== Exercise task ==
Would you repeat the listing exactly but omit every picture?
□ □ □
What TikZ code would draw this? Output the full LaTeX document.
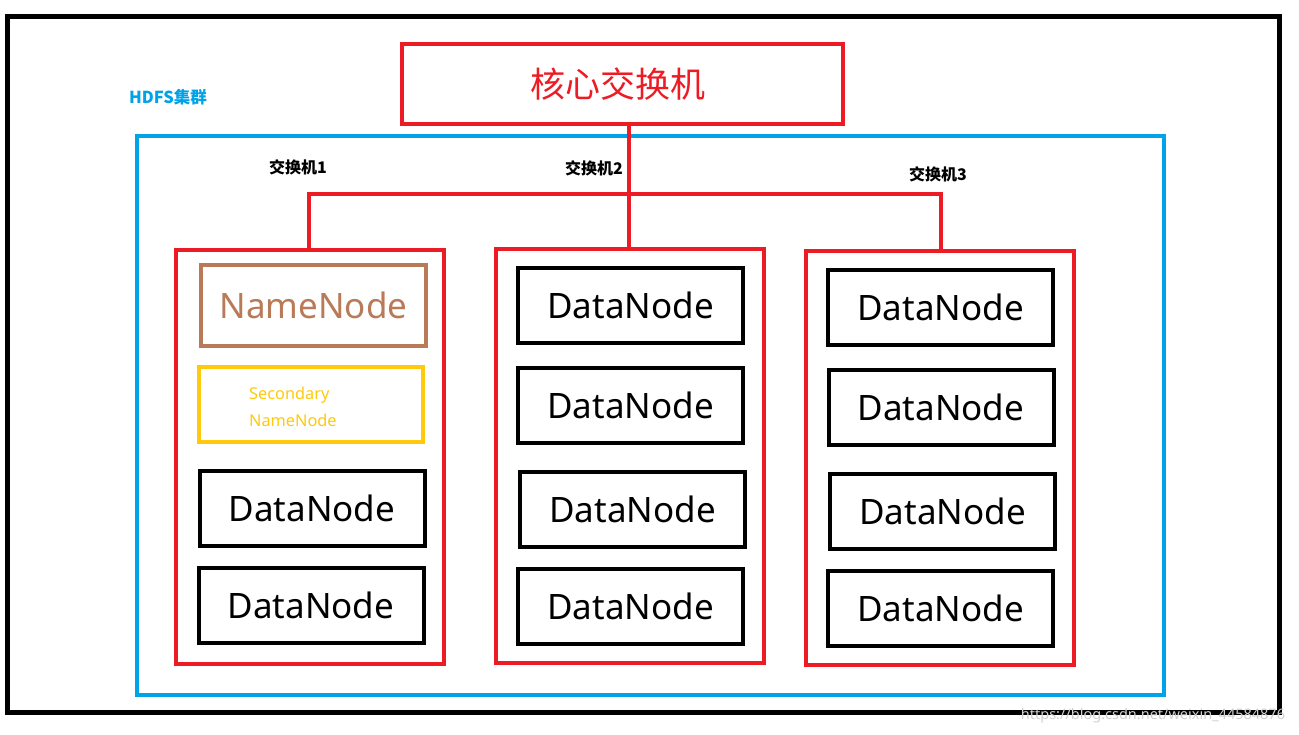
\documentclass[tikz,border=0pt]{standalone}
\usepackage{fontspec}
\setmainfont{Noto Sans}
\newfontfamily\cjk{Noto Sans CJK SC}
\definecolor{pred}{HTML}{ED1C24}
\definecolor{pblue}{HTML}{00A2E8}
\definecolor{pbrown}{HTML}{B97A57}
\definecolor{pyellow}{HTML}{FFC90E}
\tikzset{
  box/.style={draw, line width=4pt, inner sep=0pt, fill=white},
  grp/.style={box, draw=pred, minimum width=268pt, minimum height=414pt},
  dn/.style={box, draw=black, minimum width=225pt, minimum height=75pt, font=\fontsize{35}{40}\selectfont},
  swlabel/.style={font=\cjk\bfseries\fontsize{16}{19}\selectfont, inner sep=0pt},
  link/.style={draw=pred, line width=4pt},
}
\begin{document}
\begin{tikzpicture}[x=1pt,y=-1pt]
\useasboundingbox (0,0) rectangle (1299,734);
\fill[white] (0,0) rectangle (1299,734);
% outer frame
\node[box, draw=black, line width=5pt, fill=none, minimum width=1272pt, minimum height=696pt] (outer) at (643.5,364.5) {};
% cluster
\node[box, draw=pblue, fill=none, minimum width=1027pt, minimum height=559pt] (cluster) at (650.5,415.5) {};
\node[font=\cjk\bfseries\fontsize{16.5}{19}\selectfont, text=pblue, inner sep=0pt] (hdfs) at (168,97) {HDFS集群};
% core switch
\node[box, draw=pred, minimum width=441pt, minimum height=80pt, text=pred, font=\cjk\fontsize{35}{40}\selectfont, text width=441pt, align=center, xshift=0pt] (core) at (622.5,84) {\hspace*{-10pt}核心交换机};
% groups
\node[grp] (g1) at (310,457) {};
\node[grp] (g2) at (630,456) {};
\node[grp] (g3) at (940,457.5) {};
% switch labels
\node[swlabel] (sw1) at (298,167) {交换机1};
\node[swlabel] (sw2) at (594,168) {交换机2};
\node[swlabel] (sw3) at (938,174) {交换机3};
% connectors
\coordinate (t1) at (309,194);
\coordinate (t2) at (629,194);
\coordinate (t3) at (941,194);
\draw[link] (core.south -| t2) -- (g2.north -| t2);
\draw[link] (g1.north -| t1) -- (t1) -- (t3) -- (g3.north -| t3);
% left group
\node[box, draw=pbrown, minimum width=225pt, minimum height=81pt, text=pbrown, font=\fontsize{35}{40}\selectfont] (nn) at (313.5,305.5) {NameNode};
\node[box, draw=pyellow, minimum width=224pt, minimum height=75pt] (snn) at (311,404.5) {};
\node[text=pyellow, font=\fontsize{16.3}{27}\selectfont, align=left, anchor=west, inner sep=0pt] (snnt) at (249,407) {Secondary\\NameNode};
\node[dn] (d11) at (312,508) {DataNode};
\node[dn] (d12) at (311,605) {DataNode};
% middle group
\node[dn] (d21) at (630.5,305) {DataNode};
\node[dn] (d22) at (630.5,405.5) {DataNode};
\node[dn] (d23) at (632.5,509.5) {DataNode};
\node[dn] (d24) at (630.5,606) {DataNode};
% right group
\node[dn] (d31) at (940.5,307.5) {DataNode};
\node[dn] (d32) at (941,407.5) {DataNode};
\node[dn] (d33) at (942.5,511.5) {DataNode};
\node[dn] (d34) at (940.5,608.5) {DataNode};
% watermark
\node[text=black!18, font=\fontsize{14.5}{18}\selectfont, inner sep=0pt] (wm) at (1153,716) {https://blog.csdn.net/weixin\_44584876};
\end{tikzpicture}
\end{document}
□ □ □
== Full answer ==
What TikZ code would draw this? Output the full LaTeX document.
\documentclass[tikz,border=0pt]{standalone}
\usepackage{fontspec}
\setmainfont{Noto Sans}
\newfontfamily\cjk{Noto Sans CJK SC}
\definecolor{pred}{HTML}{ED1C24}
\definecolor{pblue}{HTML}{00A2E8}
\definecolor{pbrown}{HTML}{B97A57}
\definecolor{pyellow}{HTML}{FFC90E}
\tikzset{
  box/.style={draw, line width=4pt, inner sep=0pt, fill=white},
  grp/.style={box, draw=pred, minimum width=268pt, minimum height=414pt},
  dn/.style={box, draw=black, minimum width=225pt, minimum height=75pt, font=\fontsize{35}{40}\selectfont},
  swlabel/.style={font=\cjk\bfseries\fontsize{16}{19}\selectfont, inner sep=0pt},
  link/.style={draw=pred, line width=4pt},
}
\begin{document}
\begin{tikzpicture}[x=1pt,y=-1pt]
\useasboundingbox (0,0) rectangle (1299,734);
\fill[white] (0,0) rectangle (1299,734);
% outer frame
\node[box, draw=black, line width=5pt, fill=none, minimum width=1272pt, minimum height=696pt] (outer) at (643.5,364.5) {};
% cluster
\node[box, draw=pblue, fill=none, minimum width=1027pt, minimum height=559pt] (cluster) at (650.5,415.5) {};
\node[font=\cjk\bfseries\fontsize{16.5}{19}\selectfont, text=pblue, inner sep=0pt] (hdfs) at (168,97) {HDFS集群};
% core switch
\node[box, draw=pred, minimum width=441pt, minimum height=80pt, text=pred, font=\cjk\fontsize{35}{40}\selectfont, text width=441pt, align=center, xshift=0pt] (core) at (622.5,84) {\hspace*{-10pt}核心交换机};
% groups
\node[grp] (g1) at (310,457) {};
\node[grp] (g2) at (630,456) {};
\node[grp] (g3) at (940,457.5) {};
% switch labels
\node[swlabel] (sw1) at (298,167) {交换机1};
\node[swlabel] (sw2) at (594,168) {交换机2};
\node[swlabel] (sw3) at (938,174) {交换机3};
% connectors
\coordinate (t1) at (309,194);
\coordinate (t2) at (629,194);
\coordinate (t3) at (941,194);
\draw[link] (core.south -| t2) -- (g2.north -| t2);
\draw[link] (g1.north -| t1) -- (t1) -- (t3) -- (g3.north -| t3);
% left group
\node[box, draw=pbrown, minimum width=225pt, minimum height=81pt, text=pbrown, font=\fontsize{35}{40}\selectfont] (nn) at (313.5,305.5) {NameNode};
\node[box, draw=pyellow, minimum width=224pt, minimum height=75pt] (snn) at (311,404.5) {};
\node[text=pyellow, font=\fontsize{16.3}{27}\selectfont, align=left, anchor=west, inner sep=0pt] (snnt) at (249,407) {Secondary\\NameNode};
\node[dn] (d11) at (312,508) {DataNode};
\node[dn] (d12) at (311,605) {DataNode};
% middle group
\node[dn] (d21) at (630.5,305) {DataNode};
\node[dn] (d22) at (630.5,405.5) {DataNode};
\node[dn] (d23) at (632.5,509.5) {DataNode};
\node[dn] (d24) at (630.5,606) {DataNode};
% right group
\node[dn] (d31) at (940.5,307.5) {DataNode};
\node[dn] (d32) at (941,407.5) {DataNode};
\node[dn] (d33) at (942.5,511.5) {DataNode};
\node[dn] (d34) at (940.5,608.5) {DataNode};
% watermark
\node[text=black!18, font=\fontsize{14.5}{18}\selectfont, inner sep=0pt] (wm) at (1153,716) {https://blog.csdn.net/weixin\_44584876};
\end{tikzpicture}
\end{document}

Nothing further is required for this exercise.